The earliest written documentation of Stockholm dates back to 1252 AD and describes the city as an iron trading town, but in some Norse sagas it is claimed to be the lost city of Agnafit (where legendary King Ange was hanged by his captive bride Skjalf). Another tale states that the city was founded by the Swedesman Birger Jarl to protect the fledgling country from invading navies. Regardless of whichever is actually correct, the city quickly grew into a center for commerce, mining, and fishing. Stockholm over time grew into an important mercantile city, as trade in the Baltic boomed with the advent of the Hanseatic League (a guild of merchants).
In the 15th century a national independence movement began to form in Stockholm as the people of Sweden yearned to overthrow their Danish rulers. The Revolution did not go well, unfortunately, and in 1520 the Danish King Christian II entered the city and incited the Stockholm Bloodbath, a gruesome massacre of many of the Swedish opposition forces. Further uprisings across the country in the coming years were more successful and broke up the Kalmar Union (the pleasant name for the Danish control of Scandinavia), and Sweden gained its independence from the Danes. The first king of Sweden, Gustav Vasa, was crowned in 1523, and the population of Stockholm began to rapidly grow. Within a hundred years, the population of the city increased over six times in size.
In 1634, Stockholm was named the capital of the Swedish Empire and a bevy of new trading laws gave it complete control over trade between foreign merchants and its own Swedish territories. This "golden age" ended emphatically some forty years later, as the Black Death reached the city and war broke out between Sweden and its allies. Under the twin catastrophes Stockholm stagnated economically for some time, but it did continue to develop culturally.
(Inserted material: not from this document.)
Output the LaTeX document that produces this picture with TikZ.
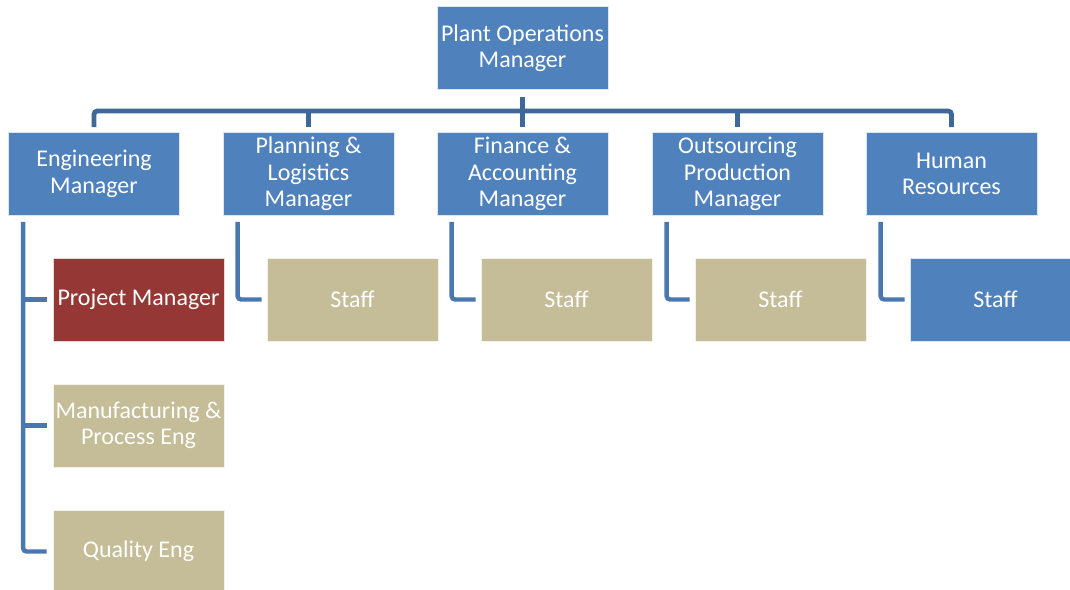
\documentclass[tikz,border=0pt]{standalone}
\usepackage{fontspec}
\setmainfont{Carlito}
\definecolor{boxblue}{HTML}{4F81BD}
\definecolor{busblue}{HTML}{3F6898}
\definecolor{linkblue}{HTML}{4A77B0}
\definecolor{tan}{HTML}{C4BD97}
\definecolor{brick}{HTML}{953735}
\begin{document}
\begin{tikzpicture}[x=0.75pt,y=-0.75pt,
  orgbox/.style={rectangle, minimum width=128.25pt, minimum height=62.25pt,
    inner sep=0pt, text=white, align=center, draw=white!80!#1, line width=0.5pt,
    fill=#1, font=\fontsize{18}{19.8}\selectfont},
  orgbox/.default=boxblue,
  bus/.style={draw=busblue, line width=3.6pt, rounded corners=2.5pt},
  link/.style={draw=linkblue, line width=3.3pt, rounded corners=2.5pt}]
\useasboundingbox (0,0) rectangle (1070,589);
\clip (0,0) rectangle (1070,589);

% top manager
\node[orgbox] (pom) at (522.5,48) {Plant Operations\\Manager};

% department heads
\node[orgbox] (eng) at (94,174) {Engineering\\Manager};
\node[orgbox] (plan) at (308.5,174) {Planning \&\\Logistics\\Manager};
\node[orgbox] (fin) at (522.5,174) {Finance \&\\Accounting\\Manager};
\node[orgbox] (out) at (737.5,174) {Outsourcing\\Production\\Manager};
\node[orgbox] (hr) at (951.5,174) {Human\\Resources};

% engineering team
\node[orgbox=brick] (pm) at (138.5,299.5) {Project Manager};
\node[orgbox=tan] (mfg) at (138.5,425.5) {Manufacturing \&\\Process Eng};
\node[orgbox=tan] (qe) at (138.5,551.5) {Quality Eng};

% staff
\node[orgbox=tan] (splan) at (352.5,299.5) {Staff};
\node[orgbox=tan] (sfin) at (566.5,299.5) {Staff};
\node[orgbox=tan] (sout) at (780.5,299.5) {Staff};
\node[orgbox] (shr) at (995.5,299.5) {Staff};

% coordinates for the connectors
\coordinate (busy) at (0,111);
\coordinate (pomstub) at ([yshift=-5.25pt]pom.south);

% bus from the top manager to the department heads
\draw[bus] (pomstub) -- (pomstub |- busy);
\draw[bus] ([yshift=3.75pt]eng.north) -- (eng.north |- busy) -- (hr.north |- busy) -- ([yshift=3.75pt]hr.north);
\foreach \d in {plan,fin,out}
  \draw[bus] (\d.north |- busy) -- ([yshift=3.75pt]\d.north);

% engineering branch
\coordinate (engx) at ([xshift=11.25pt,yshift=-4.5pt]eng.south west);
\draw[link] (engx) -- (engx |- qe.west) -- ([xshift=-4.5pt]qe.west);
\draw[link] (engx |- pm.west) -- ([xshift=-4.5pt]pm.west);
\draw[link] (engx |- mfg.west) -- ([xshift=-4.5pt]mfg.west);

% staff branches
\foreach \d/\s in {plan/splan,fin/sfin,out/sout,hr/shr}{
  \coordinate (\d x) at ([xshift=11.25pt,yshift=-4.5pt]\d.south west);
  \draw[link] (\d x) -- (\d x |- \s.west) -- ([xshift=-3.75pt]\s.west);
}
\end{tikzpicture}
\end{document}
It took nearly two hundred years for the city to regain its leading economic role.
During the last half of the 20th century Stockholm became the technological and economic hub of the country. To make way for booming industry and population growth, many historic buildings (a great majority of which had been around since the middle ages) were torn down and replaced with shiny new architectural structures. The city has continued to move away from its roots of fishing, mining, and other labor-intensive industries and move towards high-tech electronics, architecture, and modern services.